[2.28 五輪アジア最終予選(女子)第2戦 日本 2-1 北朝鮮 国立]
通訳をさえぎるように自ら語り出した。試合後の記者会見。最初の質問で韓国紙『東亜日報』の記者が質問をすると、質問を日本語に通訳している途中で朝鮮民主主義人民共和国(北朝鮮)女子代表のリ・ユイル監督が口を開いた。
「申し訳ないが、神経を逆なでするような媒体ということで、今の質問にはお答えできない」。会見場が凍り付く雰囲気の中、続いて日本メディアがフェアプレーに関して質問。指揮官は「スポーツ選手としてルールを尊重する、審判の判定を尊重するのは大事なこと。道徳的にも倫理的にもルールを守るのは大切なこと」と強調したうえで自身の見解を述べた。
「私どもは主審の判断を尊重するし、その決定も尊重するが、私どもにとってはアウェー戦ということで、ホームである日本をかばうような判定が少し見受けられたのではないかと思う。道徳的にも倫理的にも、アウェーで戦うゲストである私たちをもうちょっと尊重する判定があってもよかったのではないか。釈然としないものもあるが、あくまでも主審の判断にのっとって最後までフェアプレーを貫いた」
前半45分にMFチェ・クムオクのシュートがゴールラインぎりぎりでGK山下杏也加にかき出されたシーンを指していたのか、競り合いの中での判定への苦言だったのかは定かではないが、回答を終えると、「次を最後の質問にさせてもらえないでしょうか」と切り出した。

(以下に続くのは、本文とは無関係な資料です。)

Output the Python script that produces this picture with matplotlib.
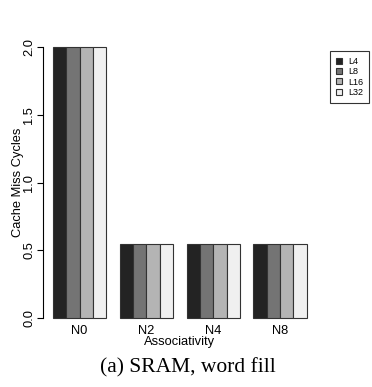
import numpy as np
import matplotlib
matplotlib.use("Agg")
import matplotlib.pyplot as plt

# Data
groups = ["N0", "N2", "N4", "N8"]
series = ["L4", "L8", "L16", "L32"]
values = {
    "L4": [2.0, 0.55, 0.55, 0.55],
    "L8": [2.0, 0.55, 0.55, 0.55],
    "L16": [2.0, 0.55, 0.55, 0.55],
    "L32": [2.0, 0.55, 0.55, 0.55],
}
colors = ["#232323", "#747474", "#b4b4b4", "#f0f0f0"]

plt.rcParams["font.family"] = ["Liberation Sans", "DejaVu Sans"]

fig = plt.figure(figsize=(3.72, 3.87), dpi=100)
ax = fig.add_axes([0.115, 0.150, 0.737, 0.756])

# R-style beside barplot: bar width 1, gap of 1 between groups
handles = []
for k, name in enumerate(series):
    x = np.arange(len(groups)) * 5 + 1 + k
    b = ax.bar(x, values[name], width=1, align="edge", color=colors[k],
               edgecolor="#333333", linewidth=0.8, label=name)
    handles.append(b)

ax.set_xlim(0.24, 20.76)
ax.set_ylim(-0.08, 2.08)
ax.set_yticks([0.0, 0.5, 1.0, 1.5, 2.0])
ax.set_yticklabels(["0.0", "0.5", "1.0", "1.5", "2.0"], rotation=90, va="center", fontsize=9.3)
ax.set_xticks(np.arange(len(groups)) * 5 + 3)
ax.set_xticklabels(groups, fontsize=9.3)
ax.tick_params(axis="x", length=0, pad=-2.7)
ax.tick_params(axis="y", length=4, width=0.8, pad=1.5)
for s in ["top", "right", "bottom"]:
    ax.spines[s].set_visible(False)
ax.spines["left"].set_bounds(0, 2)
ax.spines["left"].set_linewidth(0.8)

ax.set_ylabel("Cache Miss Cycles", fontsize=9.3, labelpad=-0.5)
ax.set_xlabel("Associativity", fontsize=9.3, labelpad=-1)

leg = fig.legend(handles=handles, loc="upper left", bbox_to_anchor=(330 / 372, 1 - 51 / 387),
                 fontsize=6.5, frameon=True, fancybox=False, edgecolor="black",
                 handlelength=0.65, handleheight=0.65, handletextpad=0.7, borderpad=0.65,
                 labelspacing=0.15, borderaxespad=0)
leg.get_frame().set_linewidth(0.8)

fig.text(0.505, 1 - 372 / 387, "(a) SRAM, word fill", ha="center", va="baseline",
         fontsize=15.5, family=["Liberation Serif", "DejaVu Serif"])

fig.savefig("out.png", dpi=100)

続いて日本メディアから「これだけ大事な試合でVARは必要だったと思うか」と質問されると、「公正な判定のためにはVARが導入されればいいと思うが、VARを導入する、しないよりも今回は重要な一戦だった。その試合に臨む姿勢そのものが重要だったと思う。技術的にVARが導入されていれば役に立ったかとは思う」と応じた。
司会者が「もう一問だけ良いか」と尋ねると、指揮官自ら「朝鮮新報社の記者でいいか」と、挙手する記者を指名。「勝利を目指して最後まで走り続ける選手の姿に感動した。3000人の同胞が応援に詰めかけ、熱烈な応援をした。3000人のほかにも日本各地で同胞たちが熱い応援を送った。その同胞たちに一言お願いします」。質問を聞き終えたリ・ユイル監督は言葉に詰まり、涙をこらえながら小声になって答えた。
「日本全国から声援を送ってくれたサポーターの皆さんに良い結果をもたらすことができず、申し訳ない気持ちでいっぱいだ。さらに良いプレー、良い試合をお見せできるように努力したい」。会見場では指揮官の言葉が日本語に訳される前から拍手が沸き起こるなど、終始異様な雰囲気で10分余りの短い記者会見は終了した。